▶ Problem requirements:
Return, without pictures, the lines from the start of the data through the one that contains "const fmt = (v: number)".
#### Information shown
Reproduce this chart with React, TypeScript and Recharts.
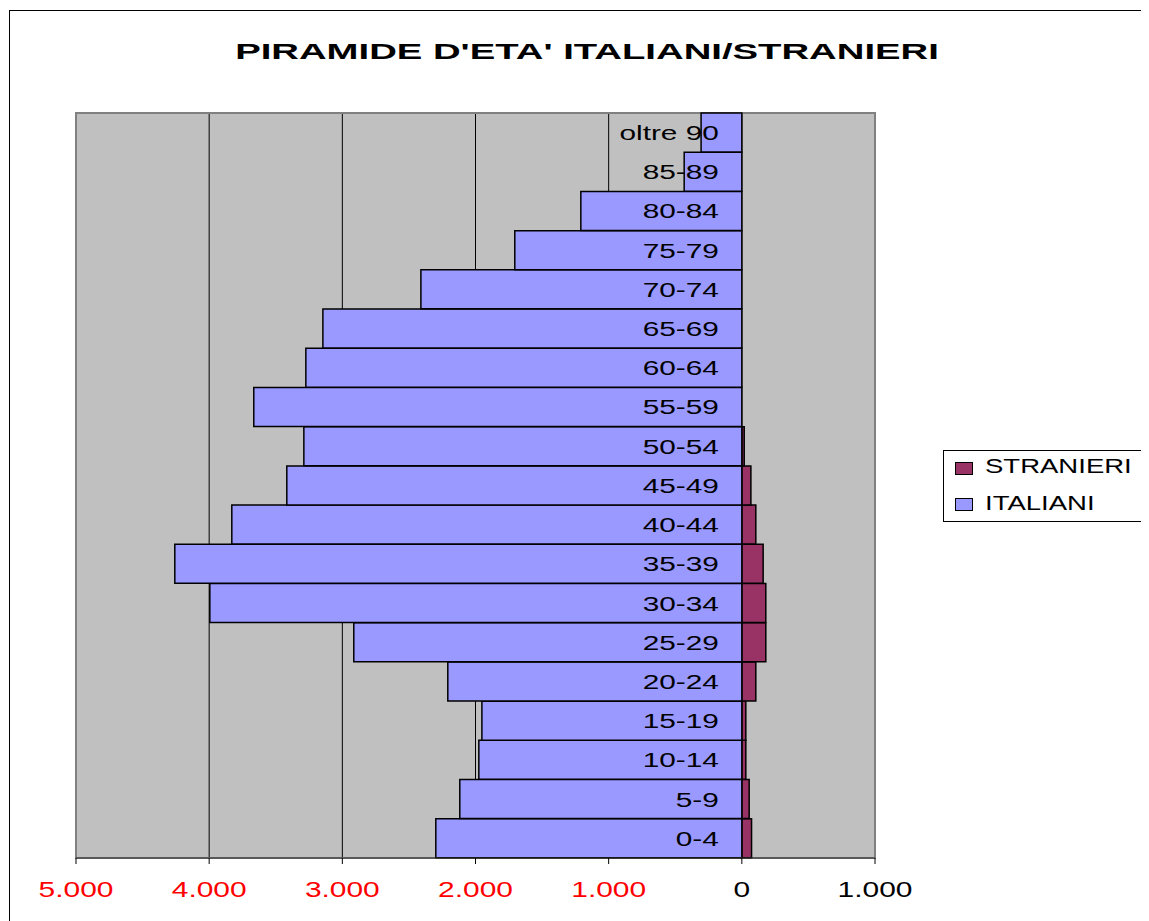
import { BarChart, Bar, XAxis, YAxis, CartesianGrid, ReferenceArea, LabelList, Legend } from 'recharts';

const ageGroups = ['0-4', '5-9', '10-14', '15-19', '20-24', '25-29', '30-34', '35-39', '40-44', '45-49', '50-54', '55-59', '60-64', '65-69', '70-74', '75-79', '80-84', '85-89', 'oltre 90'];
const italiani = [2298, 2118, 1975, 1952, 2208, 2914, 3995, 4258, 3830, 3417, 3289, 3665, 3274, 3146, 2410, 1705, 1209, 433, 306];
const stranieri = [73, 55, 30, 30, 105, 180, 180, 160, 105, 68, 18, 0, 0, 0, 0, 0, 0, 0, 0];
const xTicks = [-5000, -4000, -3000, -2000, -1000, 0, 1000];

const FONT = "'Liberation Sans', Arial, sans-serif";

// italiani go to the left of zero, stranieri to the right
const data = ageGroups.map((eta, i) => ({ eta, italiani: -italiani[i], stranieri: stranieri[i] }));

const fmt = (v: number) => String(Math.abs(v)).replace(/\B(?=(\d{3})+(?!\d))/g, '.');

function XTick(props: any) {
  const { x, y, payload } = props;
  const v = payload.value;
  return (
    <text
      transform={`translate(${x},${y + 31}) scale(1.36,1)`}
      textAnchor="middle"
      fontFamily={FONT}
      fontSize={22}
      fill={v < 0 ? '#FF0000' : '#000000'}
    >
      {fmt(v)}
    </text>
  );
}

// age label sits just left of the zero line (right end of the italiani bar)
const renderAge = (props: any) => {
  const { x, y, width, height, value } = props;
  const zero = Math.max(x, x + width);
  return (
    <text
      transform={`translate(${zero - 23},${y + height / 2 + 7.5}) scale(1.42,1)`}
      textAnchor="end"
      fontFamily={FONT}
      fontSize={21}
      fill="#000"
    >
      {value}
    </text>
  );
};

const renderLegend = (props: any) => {
  const items = [...(props.payload || [])].reverse();
  return (
    <div style={{ position: 'relative', width: 230, height: 70, border: '1px solid #000', background: '#fff' }}>
      {items.map((p: any, i: number) => (
        <div key={p.value}>
          <div
            style={{
              position: 'absolute',
              left: 11,
              top: 11 + i * 36,
              width: 16,
              height: 11,
              background: p.color,
              border: '1px solid #000',
            }}
          />
          <div
            style={{
              position: 'absolute',
              left: 41,
              top: 4 + i * 37,
              fontFamily: FONT,
              fontSize: 21,
              lineHeight: '21px',
              whiteSpace: 'nowrap',
              transform: 'scaleX(1.31)',
              transformOrigin: 'left',
            }}
          >
            {p.value}
          </div>
        </div>
      ))}
    </div>
  );
};

export default function App() {
  return (
    <div style={{ position: 'relative', width: 1141, height: 913, overflow: 'hidden', background: '#fff' }}>
      <div style={{ position: 'absolute', left: 1, top: 2, width: 1200, height: 1000, border: '1px solid #000' }} />
      <div
        style={{
          position: 'absolute',
          left: 579,
          top: 33,
          fontFamily: FONT,
          fontWeight: 'bold',
          fontSize: 22,
          lineHeight: '22px',
          whiteSpace: 'nowrap',
          transform: 'translateX(-50%) scaleX(1.74)',
        }}
      >
        PIRAMIDE D'ETA' ITALIANI/STRANIERI
      </div>
      <div style={{ position: 'absolute', left: 0, top: 0 }}>
        <BarChart
          width={1141}
          height={913}
          data={data}
          layout="vertical"
          stackOffset="sign"
          barCategoryGap={0}
          margin={{ top: 105, right: 274, bottom: 33, left: 68 }}
        >
          <CartesianGrid horizontal={false} stroke="#000" fill="#C0C0C0" fillOpacity={1} />
          <ReferenceArea x1={-5000} x2={1000} fill="none" stroke="#808080" strokeWidth={2} />
          <XAxis
            type="number"
            domain={[-5000, 1000]}
            ticks={xTicks}
            interval={0}
            height={30}
            tickSize={6}
            tick={<XTick />}
            axisLine={{ stroke: '#333' }}
            tickLine={{ stroke: '#000' }}
          />
          <YAxis type="category" dataKey="eta" reversed hide />
          <Legend
            layout="horizontal"
            align="center"
            verticalAlign="middle"
            content={renderLegend}
            wrapperStyle={{ position: 'absolute', left: 935, top: 442, width: 'auto' }}
          />
          <Bar dataKey="stranieri" name="STRANIERI" stackId="a" fill="#993366" stroke="#000" strokeWidth={1.5} isAnimationActive={false} />
          <Bar dataKey="italiani" name="ITALIANI" stackId="a" fill="#9999FF" stroke="#000" strokeWidth={1.5} isAnimationActive={false}>
            <LabelList dataKey="eta" content={renderAge} />
          </Bar>
        </BarChart>
      </div>
    </div>
  );
}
########
▶ Solution to this task:
Reproduce this chart with React, TypeScript and Recharts.
import { BarChart, Bar, XAxis, YAxis, CartesianGrid, ReferenceArea, LabelList, Legend } from 'recharts';

const ageGroups = ['0-4', '5-9', '10-14', '15-19', '20-24', '25-29', '30-34', '35-39', '40-44', '45-49', '50-54', '55-59', '60-64', '65-69', '70-74', '75-79', '80-84', '85-89', 'oltre 90'];
const italiani = [2298, 2118, 1975, 1952, 2208, 2914, 3995, 4258, 3830, 3417, 3289, 3665, 3274, 3146, 2410, 1705, 1209, 433, 306];
const stranieri = [73, 55, 30, 30, 105, 180, 180, 160, 105, 68, 18, 0, 0, 0, 0, 0, 0, 0, 0];
const xTicks = [-5000, -4000, -3000, -2000, -1000, 0, 1000];

const FONT = "'Liberation Sans', Arial, sans-serif";

// italiani go to the left of zero, stranieri to the right
const data = ageGroups.map((eta, i) => ({ eta, italiani: -italiani[i], stranieri: stranieri[i] }));

const fmt = (v: number) => String(Math.abs(v)).replace(/\B(?=(\d{3})+(?!\d))/g, '.');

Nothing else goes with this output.